When I got out of the Navy to apply to universities, they were all booked up full and I just one day asked my mother were there any universities in Ireland? She said yes, Trinity College Dublin. And I wrote off and they said come over.
The keepsakes
The book
Social Register of New York (1972 edition)
Social Register Association
to check on people who whose grave sites in various cemeteries in New York I know about ... or for architectural reasons and then finding out where they lived.
The luxury
I have a long spoon with a tiny little sort of end to the spoon when I use it to make dressings, garlic dressings normally.
Presenter asks
16:23How did you first meet [Brendan Behan]?
I met him, I think we were introduced to each other as writers, and this was sort of in those days to call yourself a writer anywhere in Dublin was to invite instant ridicule for the rest of your life. And so it took a short time before insults were exchanged back and forth. Suddenly we were invited out each other, out in the middle of the street outside of David Burns to fight. And Bian, very wisely at that point, said, You know, he said, there isn't a single one of them in the pub has bothered to come out and watch us fight. So Behan and I didn't fight and we became pals. We walked off to another pub and had a drink.
Presenter asks
20:25Where did [your first great novel] The Ginger Man come from?
Well, it could have been the fact that you realized that the time was now going to pass after the war, the peace had come to Europe, and the time that we were all enjoying at universities and uh that world and the period was ending and going to be over. And that must have been a force behind my interest in just recreating that and holding on to it in some way.
Presenter asks
26:17How come this legal battle [over The Ginger Man] lasted twenty years?

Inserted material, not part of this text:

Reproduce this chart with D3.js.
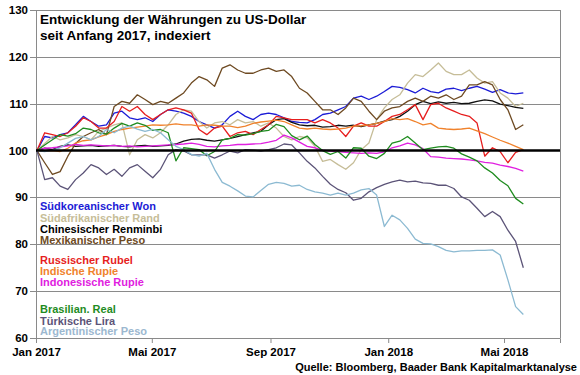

Well, it could never end. The battles continued. There were delays of all kinds of things. Suddenly one day arrived that the Olympia Press was up for sale in Paris, and I sent my wife and my secretary over to Paris with a lot of money, and they bought it in the auction. And now you're looking at the owner of the Olympia Press, Paris.
“The most practical thing in the world is not to have people bothering you, so you get a big mansion surrounded by all the land you can s get a hold of. So I have practically fifteen square miles or so to, you know, indulge in privacy and uh beauty. And that's all you know is beauty day and night.”
“I grew a beard when I left the US Navy. But in Ireland, I was the only man in Ireland with a beard. And I could never go to a pub without some voice saying, you know, why have you got that beard? That would always lead to a fight.”
“In reading The Gingerman, you get up and live again. You don't die in bed after reading the book.”